- Goal: Report the count of lines below in which the string "chart" occurs; include nothing else.

━━━━━━━━━━━━━━━━━━━━━━━━━━━━━━

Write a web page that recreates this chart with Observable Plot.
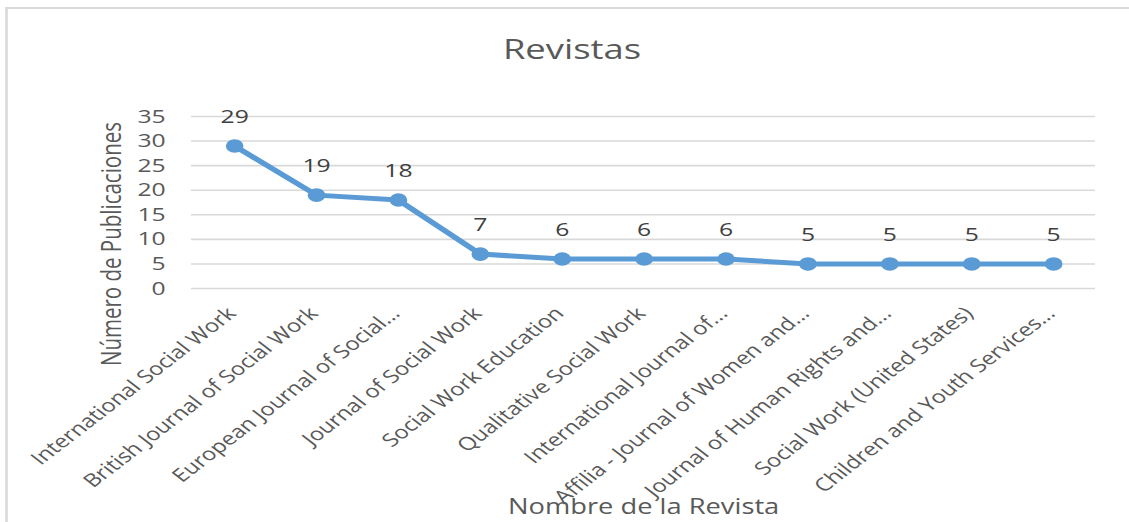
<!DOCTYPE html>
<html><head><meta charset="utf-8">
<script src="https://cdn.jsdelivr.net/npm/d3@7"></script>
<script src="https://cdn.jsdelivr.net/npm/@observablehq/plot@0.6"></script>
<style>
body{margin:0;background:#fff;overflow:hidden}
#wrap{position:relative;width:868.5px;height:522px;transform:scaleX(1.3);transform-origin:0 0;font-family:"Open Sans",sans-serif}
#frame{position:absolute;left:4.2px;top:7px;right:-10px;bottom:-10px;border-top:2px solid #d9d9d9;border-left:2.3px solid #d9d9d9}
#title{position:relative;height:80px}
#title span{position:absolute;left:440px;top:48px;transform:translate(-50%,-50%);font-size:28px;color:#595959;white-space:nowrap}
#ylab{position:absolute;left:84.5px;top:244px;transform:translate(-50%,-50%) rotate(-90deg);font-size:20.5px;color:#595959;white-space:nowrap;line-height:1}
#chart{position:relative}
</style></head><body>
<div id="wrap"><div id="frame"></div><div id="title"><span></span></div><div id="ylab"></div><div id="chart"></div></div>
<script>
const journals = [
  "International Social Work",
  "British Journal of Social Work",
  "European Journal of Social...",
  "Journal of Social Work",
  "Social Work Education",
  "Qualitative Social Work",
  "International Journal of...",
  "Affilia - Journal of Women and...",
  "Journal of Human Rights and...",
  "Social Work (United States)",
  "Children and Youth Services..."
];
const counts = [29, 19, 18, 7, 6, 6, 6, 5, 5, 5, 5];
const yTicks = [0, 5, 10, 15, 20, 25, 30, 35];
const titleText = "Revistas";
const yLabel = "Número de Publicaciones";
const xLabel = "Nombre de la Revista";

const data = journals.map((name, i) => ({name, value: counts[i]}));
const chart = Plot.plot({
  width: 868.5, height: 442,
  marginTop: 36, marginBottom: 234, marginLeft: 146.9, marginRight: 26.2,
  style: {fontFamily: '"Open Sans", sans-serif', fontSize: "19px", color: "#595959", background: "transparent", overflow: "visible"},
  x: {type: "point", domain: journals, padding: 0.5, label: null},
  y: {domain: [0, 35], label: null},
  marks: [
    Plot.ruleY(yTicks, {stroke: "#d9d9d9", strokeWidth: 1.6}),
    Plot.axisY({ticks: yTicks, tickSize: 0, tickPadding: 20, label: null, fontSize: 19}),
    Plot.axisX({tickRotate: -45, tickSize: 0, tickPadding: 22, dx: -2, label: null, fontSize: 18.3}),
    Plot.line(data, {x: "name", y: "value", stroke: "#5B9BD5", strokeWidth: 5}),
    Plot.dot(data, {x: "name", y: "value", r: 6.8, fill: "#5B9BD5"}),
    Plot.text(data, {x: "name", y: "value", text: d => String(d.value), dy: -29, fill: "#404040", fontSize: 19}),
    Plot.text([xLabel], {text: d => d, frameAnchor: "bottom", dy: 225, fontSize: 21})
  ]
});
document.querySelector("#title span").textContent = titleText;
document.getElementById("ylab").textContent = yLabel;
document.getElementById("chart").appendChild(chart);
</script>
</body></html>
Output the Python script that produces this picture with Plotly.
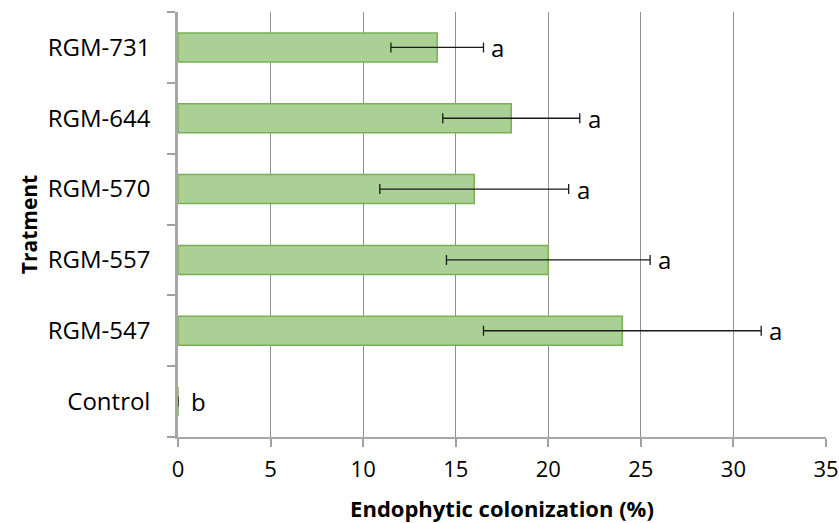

━━━━━━━━━━━━━━━━━━━━━━━━━━━━━━

- Full solution: 5